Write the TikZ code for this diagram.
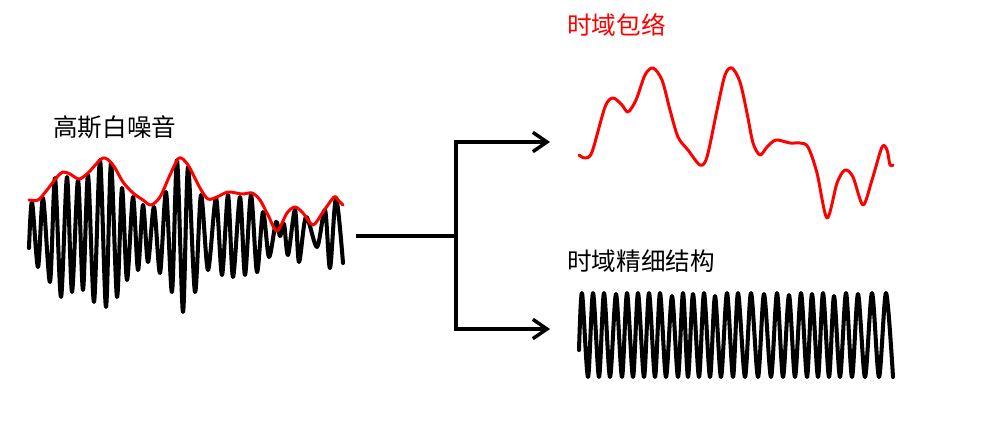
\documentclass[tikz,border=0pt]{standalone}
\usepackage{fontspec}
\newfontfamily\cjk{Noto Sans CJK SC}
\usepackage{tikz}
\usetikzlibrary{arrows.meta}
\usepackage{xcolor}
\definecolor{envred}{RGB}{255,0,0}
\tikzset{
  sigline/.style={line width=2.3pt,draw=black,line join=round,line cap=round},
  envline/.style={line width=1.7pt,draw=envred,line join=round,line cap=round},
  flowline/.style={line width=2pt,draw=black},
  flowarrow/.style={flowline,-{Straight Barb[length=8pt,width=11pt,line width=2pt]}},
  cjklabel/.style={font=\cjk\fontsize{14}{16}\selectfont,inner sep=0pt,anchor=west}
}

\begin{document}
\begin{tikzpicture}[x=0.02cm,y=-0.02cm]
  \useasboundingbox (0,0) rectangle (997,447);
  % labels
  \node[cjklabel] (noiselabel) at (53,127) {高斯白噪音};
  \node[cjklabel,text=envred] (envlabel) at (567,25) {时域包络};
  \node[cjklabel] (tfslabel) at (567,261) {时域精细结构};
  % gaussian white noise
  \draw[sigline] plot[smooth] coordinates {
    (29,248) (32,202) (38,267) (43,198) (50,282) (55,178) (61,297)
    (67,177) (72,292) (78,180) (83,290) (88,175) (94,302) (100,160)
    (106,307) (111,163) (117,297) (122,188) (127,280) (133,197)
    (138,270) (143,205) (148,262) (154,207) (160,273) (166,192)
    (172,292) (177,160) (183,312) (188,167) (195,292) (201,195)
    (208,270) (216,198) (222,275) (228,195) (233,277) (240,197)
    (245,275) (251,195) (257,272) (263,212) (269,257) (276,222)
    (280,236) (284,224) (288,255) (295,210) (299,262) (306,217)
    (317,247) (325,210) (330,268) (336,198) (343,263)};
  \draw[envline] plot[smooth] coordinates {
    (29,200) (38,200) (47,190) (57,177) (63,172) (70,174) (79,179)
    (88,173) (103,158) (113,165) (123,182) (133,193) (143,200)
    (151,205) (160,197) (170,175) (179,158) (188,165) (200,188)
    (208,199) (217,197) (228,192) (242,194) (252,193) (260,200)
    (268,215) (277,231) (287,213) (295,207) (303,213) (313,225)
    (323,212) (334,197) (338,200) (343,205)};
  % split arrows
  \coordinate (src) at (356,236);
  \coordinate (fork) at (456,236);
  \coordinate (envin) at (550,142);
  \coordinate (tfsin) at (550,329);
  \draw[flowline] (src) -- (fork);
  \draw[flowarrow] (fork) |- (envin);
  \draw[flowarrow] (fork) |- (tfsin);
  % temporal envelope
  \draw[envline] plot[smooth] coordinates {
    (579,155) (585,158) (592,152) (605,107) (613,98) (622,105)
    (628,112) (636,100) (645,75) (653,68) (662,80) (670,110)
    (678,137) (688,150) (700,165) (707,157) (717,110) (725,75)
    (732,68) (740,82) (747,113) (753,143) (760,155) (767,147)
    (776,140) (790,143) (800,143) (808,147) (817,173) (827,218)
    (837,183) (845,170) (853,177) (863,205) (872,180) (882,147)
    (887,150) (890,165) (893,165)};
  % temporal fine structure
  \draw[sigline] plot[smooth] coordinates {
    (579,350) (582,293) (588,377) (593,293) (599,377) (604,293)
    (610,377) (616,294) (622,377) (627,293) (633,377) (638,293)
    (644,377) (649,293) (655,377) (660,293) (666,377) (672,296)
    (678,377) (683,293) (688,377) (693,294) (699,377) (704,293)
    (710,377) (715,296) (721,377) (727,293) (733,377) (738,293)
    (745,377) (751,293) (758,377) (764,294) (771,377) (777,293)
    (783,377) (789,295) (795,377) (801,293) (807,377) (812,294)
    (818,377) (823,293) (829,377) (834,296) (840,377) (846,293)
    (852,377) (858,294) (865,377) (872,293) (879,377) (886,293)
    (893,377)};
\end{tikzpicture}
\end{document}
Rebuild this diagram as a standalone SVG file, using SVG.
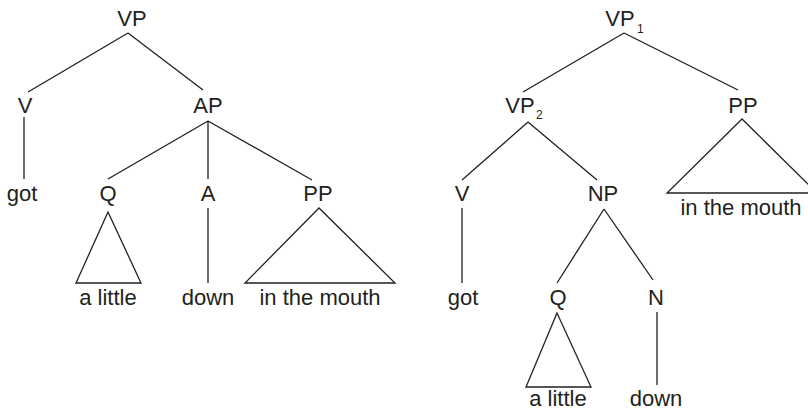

******

### Set task
Retype every record above exactly as written, but leave out the pictures.

### Exercise solution
Write the TikZ code for this diagram.
\documentclass[tikz,border=0pt]{standalone}
\usepackage{fontspec}
\newfontfamily\cjk{Noto Sans CJK SC}
\usepackage{tikz}
\usetikzlibrary{arrows.meta}
\usepackage{xcolor}
\definecolor{envred}{RGB}{255,0,0}
\tikzset{
  sigline/.style={line width=2.3pt,draw=black,line join=round,line cap=round},
  envline/.style={line width=1.7pt,draw=envred,line join=round,line cap=round},
  flowline/.style={line width=2pt,draw=black},
  flowarrow/.style={flowline,-{Straight Barb[length=8pt,width=11pt,line width=2pt]}},
  cjklabel/.style={font=\cjk\fontsize{14}{16}\selectfont,inner sep=0pt,anchor=west}
}

\begin{document}
\begin{tikzpicture}[x=0.02cm,y=-0.02cm]
  \useasboundingbox (0,0) rectangle (997,447);
  % labels
  \node[cjklabel] (noiselabel) at (53,127) {高斯白噪音};
  \node[cjklabel,text=envred] (envlabel) at (567,25) {时域包络};
  \node[cjklabel] (tfslabel) at (567,261) {时域精细结构};
  % gaussian white noise
  \draw[sigline] plot[smooth] coordinates {
    (29,248) (32,202) (38,267) (43,198) (50,282) (55,178) (61,297)
    (67,177) (72,292) (78,180) (83,290) (88,175) (94,302) (100,160)
    (106,307) (111,163) (117,297) (122,188) (127,280) (133,197)
    (138,270) (143,205) (148,262) (154,207) (160,273) (166,192)
    (172,292) (177,160) (183,312) (188,167) (195,292) (201,195)
    (208,270) (216,198) (222,275) (228,195) (233,277) (240,197)
    (245,275) (251,195) (257,272) (263,212) (269,257) (276,222)
    (280,236) (284,224) (288,255) (295,210) (299,262) (306,217)
    (317,247) (325,210) (330,268) (336,198) (343,263)};
  \draw[envline] plot[smooth] coordinates {
    (29,200) (38,200) (47,190) (57,177) (63,172) (70,174) (79,179)
    (88,173) (103,158) (113,165) (123,182) (133,193) (143,200)
    (151,205) (160,197) (170,175) (179,158) (188,165) (200,188)
    (208,199) (217,197) (228,192) (242,194) (252,193) (260,200)
    (268,215) (277,231) (287,213) (295,207) (303,213) (313,225)
    (323,212) (334,197) (338,200) (343,205)};
  % split arrows
  \coordinate (src) at (356,236);
  \coordinate (fork) at (456,236);
  \coordinate (envin) at (550,142);
  \coordinate (tfsin) at (550,329);
  \draw[flowline] (src) -- (fork);
  \draw[flowarrow] (fork) |- (envin);
  \draw[flowarrow] (fork) |- (tfsin);
  % temporal envelope
  \draw[envline] plot[smooth] coordinates {
    (579,155) (585,158) (592,152) (605,107) (613,98) (622,105)
    (628,112) (636,100) (645,75) (653,68) (662,80) (670,110)
    (678,137) (688,150) (700,165) (707,157) (717,110) (725,75)
    (732,68) (740,82) (747,113) (753,143) (760,155) (767,147)
    (776,140) (790,143) (800,143) (808,147) (817,173) (827,218)
    (837,183) (845,170) (853,177) (863,205) (872,180) (882,147)
    (887,150) (890,165) (893,165)};
  % temporal fine structure
  \draw[sigline] plot[smooth] coordinates {
    (579,350) (582,293) (588,377) (593,293) (599,377) (604,293)
    (610,377) (616,294) (622,377) (627,293) (633,377) (638,293)
    (644,377) (649,293) (655,377) (660,293) (666,377) (672,296)
    (678,377) (683,293) (688,377) (693,294) (699,377) (704,293)
    (710,377) (715,296) (721,377) (727,293) (733,377) (738,293)
    (745,377) (751,293) (758,377) (764,294) (771,377) (777,293)
    (783,377) (789,295) (795,377) (801,293) (807,377) (812,294)
    (818,377) (823,293) (829,377) (834,296) (840,377) (846,293)
    (852,377) (858,294) (865,377) (872,293) (879,377) (886,293)
    (893,377)};
\end{tikzpicture}
\end{document}
Rebuild this diagram as a standalone SVG file, using SVG.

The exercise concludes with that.